Zephaniah similarly uses Jamaican patois and reggae rhythm within his poetry, and through this undermines the dominance of a white capitalist culture. ‘Rong Radio’ echoes Cooper-Clarke’s damnation of media propaganda: “I was beginning to believe that all black men were bad men / and white men would reign again” (Zephaniah). The repeated refrain “I’ve been listening to the wrong radio station” creates a relationship with the listener who is compelled to join in on these utterances, therefore becoming part of Zephaniah’s protest; again something only experienced in performances (Zephaniah). Tempest exploits song-writing tropes such as choruses in order to invoke audience participation as listeners sing along. This dissolves the boundaries between forms and highlights the collective and performative nature of her protest: ‘Europe is Lost’ repeatedly asks “what am I gonna do to wake up?”, forcing the readers to question this themselves (Tempest). Cooper-Clarke’s motor-mouthed delivery, Mahfouz’s dramatisation, Zephaniah and Johnson’s rhythmically inflected speech and Tempest’s powerful energy are all defining features of their poetry which are impossible to replicate on the page; and these paralinguistic elements are integral to their resistance of dominant culture.

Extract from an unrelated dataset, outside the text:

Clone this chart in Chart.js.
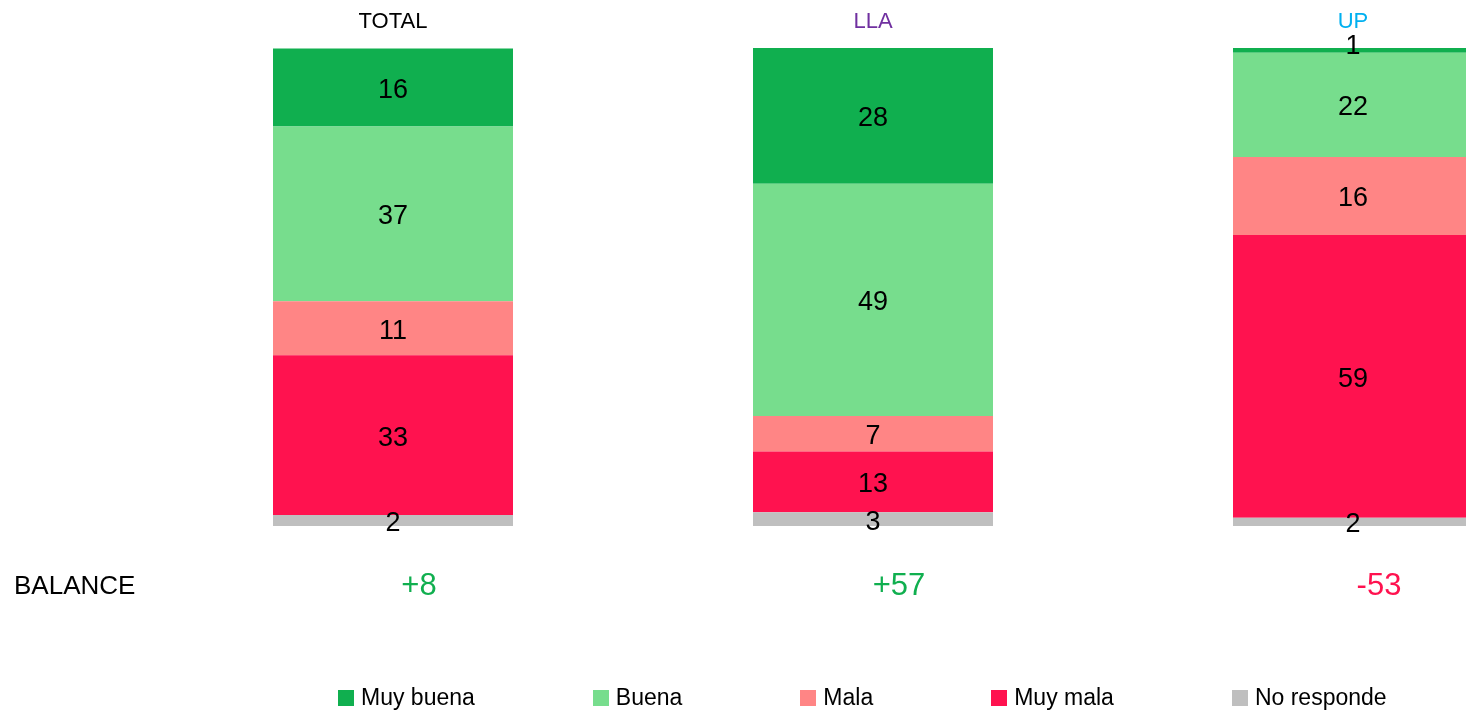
<!DOCTYPE html>
<html>
<head>
<meta charset="utf-8">
<script src="https://cdn.jsdelivr.net/npm/chart.js@4/dist/chart.umd.min.js"></script>
<style>
  html, body { margin: 0; padding: 0; background: #fff; overflow: hidden; }
  #wrap { position: relative; width: 1466px; height: 711px; overflow: hidden; }
  canvas { position: absolute; left: 0; top: 0; }
  #legend { position: absolute; left: 338px; top: 684px; display: flex; align-items: center;
            font-family: "Liberation Sans", Arial, sans-serif; font-size: 23px; color: #000; white-space: nowrap; }
  .item { display: flex; align-items: center; margin-right: 118px; }
  .box { width: 16px; height: 16px; margin-right: 7px; }
</style>
</head>
<body>
<div id="wrap">
  <canvas id="c" width="1600" height="711"></canvas>
  <div id="legend"></div>
</div>
<script>
// ---- data ----
const categories = ["TOTAL", "LLA", "UP"];
const categoryColors = ["#000000", "#7030A0", "#00B0F0"];
const muyBuena   = [16.3, 28.4, 1.0];
const buena      = [36.6, 48.6, 21.8];
const mala       = [11.3, 7.4, 16.3];
const muyMala    = [33.4, 12.7, 59.2];
const noResponde = [2.3, 2.9, 1.7];
const balance    = [8, 57, -53];
const balanceLabel = "BALANCE";

const FONT = '"Liberation Sans", Arial, sans-serif';

const series = [
  { label: "No responde", data: noResponde, color: "#BFBFBF" },
  { label: "Muy mala",    data: muyMala,    color: "#FF124F" },
  { label: "Mala",        data: mala,       color: "#FF8585" },
  { label: "Buena",       data: buena,      color: "#77DD8D" },
  { label: "Muy buena",   data: muyBuena,   color: "#10AF4F" }
];

const labelsPlugin = {
  id: "labels",
  afterDatasetsDraw(chart) {
    const ctx = chart.ctx;
    ctx.save();
    ctx.fillStyle = "#000";
    ctx.font = "27px " + FONT;
    ctx.textAlign = "center";
    ctx.textBaseline = "middle";
    chart.data.datasets.forEach((ds, i) => {
      const meta = chart.getDatasetMeta(i);
      meta.data.forEach((el, j) => {
        const v = ds.data[j];
        let y = (el.y + el.base) / 2 + 3;
        if (Math.abs(el.base - el.y) < 8 && i === chart.data.datasets.length - 1) y -= 7;
        ctx.fillText(String(Math.round(v)), el.x, y);
      });
    });
    ctx.restore();
  },
  afterDraw(chart) {
    const ctx = chart.ctx;
    const xs = chart.scales.x;
    ctx.save();
    ctx.textAlign = "center";
    ctx.textBaseline = "middle";
    ctx.font = "22px " + FONT;
    categories.forEach((c, i) => {
      ctx.fillStyle = categoryColors[i];
      ctx.fillText(c, xs.getPixelForValue(i), 22);
    });
    ctx.font = "31px " + FONT;
    balance.forEach((b, i) => {
      ctx.fillStyle = b >= 0 ? "#10AF4F" : "#FF124F";
      ctx.fillText((b > 0 ? "+" : "") + b, xs.getPixelForValue(i) + 26, 586);
    });
    ctx.fillStyle = "#000";
    ctx.textAlign = "left";
    ctx.font = "26px " + FONT;
    ctx.fillText(balanceLabel, 14, 587);
    ctx.restore();
  }
};

new Chart(document.getElementById("c"), {
  type: "bar",
  data: {
    labels: categories,
    datasets: series.map(s => ({
      label: s.label, data: s.data, backgroundColor: s.color,
      borderWidth: 0, categoryPercentage: 1, barPercentage: 0.5
    }))
  },
  options: {
    responsive: false,
    animation: false,
    devicePixelRatio: 1,
    layout: { padding: { left: 153, right: 7, top: 48, bottom: 185 } },
    plugins: { legend: { display: false }, tooltip: { enabled: false } },
    scales: {
      x: { stacked: true, display: false, offset: true },
      y: { stacked: true, display: false, min: 0, max: 100 }
    }
  },
  plugins: [labelsPlugin]
});

const legend = document.getElementById("legend");
series.slice().reverse().forEach(s => {
  const it = document.createElement("div");
  it.className = "item";
  const b = document.createElement("div");
  b.className = "box"; b.style.background = s.color;
  const t = document.createElement("span");
  t.textContent = s.label;
  it.appendChild(b); it.appendChild(t);
  legend.appendChild(it);
});
</script>
</body>
</html>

This form of poetry is not without controversy. Despite the rise in performance poetry’s popularity in recent years, amongst the literary elite it is still frequently viewed as philistinic and poetically inept. A damning review of Tempest entitled “Kate Tempest’s poetry is simply no good” in The Spectator displaces her talent, instead crediting “Arts Council grandees who believe their mission is to reach down to the uncivilised and protean human type” as the cause of her popularity (Evans). This attitude is prevalent amongst those who fear the ambiguity of performance poetry: when Linton Kwesi Johnson became the second living poet to be published in the Penguin Modern Classics Series, academic Caryl Phillips claimed Penguin were “messing with the canon” (Jaggi 2004). Performance poetry is often seen as revolutionary rather than evolutionary and an atavistic fear amongst critics en- sues, reinforcing the dominance of a white patriarchal canon.

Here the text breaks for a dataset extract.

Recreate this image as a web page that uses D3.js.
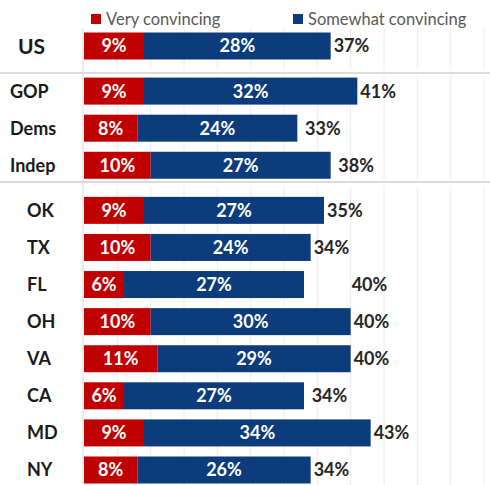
<!DOCTYPE html>
<html>
<head>
<meta charset="utf-8">
<script src="https://cdn.jsdelivr.net/npm/d3@7"></script>
<style>
  html, body { margin: 0; padding: 0; background: #fff; }
  svg { display: block; }
</style>
</head>
<body>
<svg id="chart" width="490" height="485"></svg>
<script>
// Share finding the arguments convincing, by group
const categories = ["US", "GOP", "Dems", "Indep", "OK", "TX", "FL", "OH", "VA", "CA", "MD", "NY"];
const groupOf = [0, 1, 1, 1, 2, 2, 2, 2, 2, 2, 2, 2];
const veryConvincing = [9, 9, 8, 10, 9, 10, 6, 10, 11, 6, 9, 8];
const somewhatConvincing = [28, 32, 24, 27, 27, 24, 27, 30, 29, 27, 34, 26];
const totals = [37, 41, 33, 38, 35, 34, 40, 40, 40, 34, 43, 34];
const seriesNames = ["Very convincing", "Somewhat convincing"];
const gridTicks = [5, 10, 15, 20, 25, 30, 35, 40, 45, 50, 55, 60];

const W = 490, H = 485;
const colors = ["#c00000", "#0c3c7c"];
const font = "Lato, 'Open Sans', sans-serif";

const svg = d3.select("#chart");

const x = d3.scaleLinear().domain([0, 60]).range([84, 484]);

// Rows are evenly stepped, with an extra gap between the three blocks
const groupGap = 8;
const rowIndex = d3.scaleLinear().domain([0, categories.length - 1]).range([46, 470 - 2 * groupGap]);
const rowCenter = i => rowIndex(i) + groupOf[i] * groupGap;
const barH = 27;

// light vertical gridlines, broken at each block separator
const blockSpans = [[28, 70], [76, 180], [186, 485]];
blockSpans.forEach(([y0, y1]) => {
  svg.append("g").selectAll("line").data(gridTicks).join("line")
    .attr("x1", d => x(d)).attr("x2", d => x(d))
    .attr("y1", y0).attr("y2", y1)
    .attr("stroke", "#ececec").attr("stroke-width", 1);
});

// category axis line
svg.append("line")
  .attr("x1", x(0) - 1).attr("x2", x(0) - 1)
  .attr("y1", 28).attr("y2", H)
  .attr("stroke", "#d9d9d9").attr("stroke-width", 1);

// horizontal separators between US / party / state blocks
[73, 182].forEach(y => {
  svg.append("line")
    .attr("x1", 0).attr("x2", W)
    .attr("y1", y).attr("y2", y)
    .attr("stroke", "#dcdcdc").attr("stroke-width", 2);
});

// legend
const legend = svg.append("g");
const legendX = [91, 293];
seriesNames.forEach((name, k) => {
  legend.append("rect")
    .attr("x", legendX[k]).attr("y", 14)
    .attr("width", 10).attr("height", 10)
    .attr("fill", colors[k]);
  legend.append("text")
    .attr("x", legendX[k] + 15).attr("y", 24.5)
    .attr("font-family", font).attr("font-size", 16.5)
    .attr("fill", "#595959")
    .text(name);
});

// stacked bars
const stacks = categories.map((c, i) => {
  const v = veryConvincing[i], s = somewhatConvincing[i];
  return [
    { i, k: 0, x0: 0, x1: v, value: v },
    { i, k: 1, x0: v, x1: v + s, value: s }
  ];
}).flat();

svg.append("g").selectAll("rect").data(stacks).join("rect")
  .attr("x", d => x(d.x0))
  .attr("width", d => x(d.x1) - x(d.x0))
  .attr("y", d => rowCenter(d.i) - barH / 2)
  .attr("height", barH)
  .attr("fill", d => colors[d.k]);

// values inside the segments
svg.append("g").selectAll("text").data(stacks).join("text")
  .attr("x", d => (x(d.x0) + x(d.x1)) / 2)
  .attr("y", d => rowCenter(d.i))
  .attr("dy", "0.36em")
  .attr("text-anchor", "middle")
  .attr("font-family", font).attr("font-weight", 700).attr("font-size", 18)
  .attr("fill", "#fff")
  .text(d => d.value + "%");

// totals to the right of each bar, never overlapping it
const barEnd = i => veryConvincing[i] + somewhatConvincing[i];
svg.append("g").selectAll("text").data(categories).join("text")
  .attr("x", (d, i) => Math.max(x(totals[i]) + 1, x(barEnd(i)) + 3))
  .attr("y", (d, i) => rowCenter(i))
  .attr("dy", "0.36em")
  .attr("font-family", font).attr("font-weight", 700).attr("font-size", 18)
  .attr("fill", "#262626")
  .text((d, i) => totals[i] + "%");

// category labels
const labelIndent = [18, 10, 27];
svg.append("g").selectAll("text").data(categories).join("text")
  .attr("x", (d, i) => labelIndent[groupOf[i]])
  .attr("y", (d, i) => rowCenter(i))
  .attr("dy", "0.36em")
  .attr("font-family", font).attr("font-weight", 700)
  .attr("font-size", (d, i) => groupOf[i] === 0 ? 21 : 18)
  .attr("fill", "#1a1a1a")
  .text(d => d);
</script>
</body>
</html>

However, this is precisely why these poems are important: the canon must necessarily be “messed with” in order to remain relevant. In our technological age, written poetry is no longer necessarily pertinent. Moreover, at a time when ‘instapoet’ Rupi Kaur has amassed 1.9 million followers on Instagram, and Benjamin Zephaniah and Lemn Sissay are using Twitter’s character limit as a new form of poetry playfully referred to as the ‘twihaiku’ by The Independent— the need for poetry to fit into past tradition must be challenged (Cripps). Performance democratises the poem and each new recitation offers a revision of meaning, ultimately taking poetry “from the shelf to the street, from the individual to the community, from the private sphere to the public sphere” (Costambeys-Kempczynski). Through the spoken word, the poetic also becomes the political; allowing women poets, working class poets, black poets and other poets often left out of the canon to make their voice heard.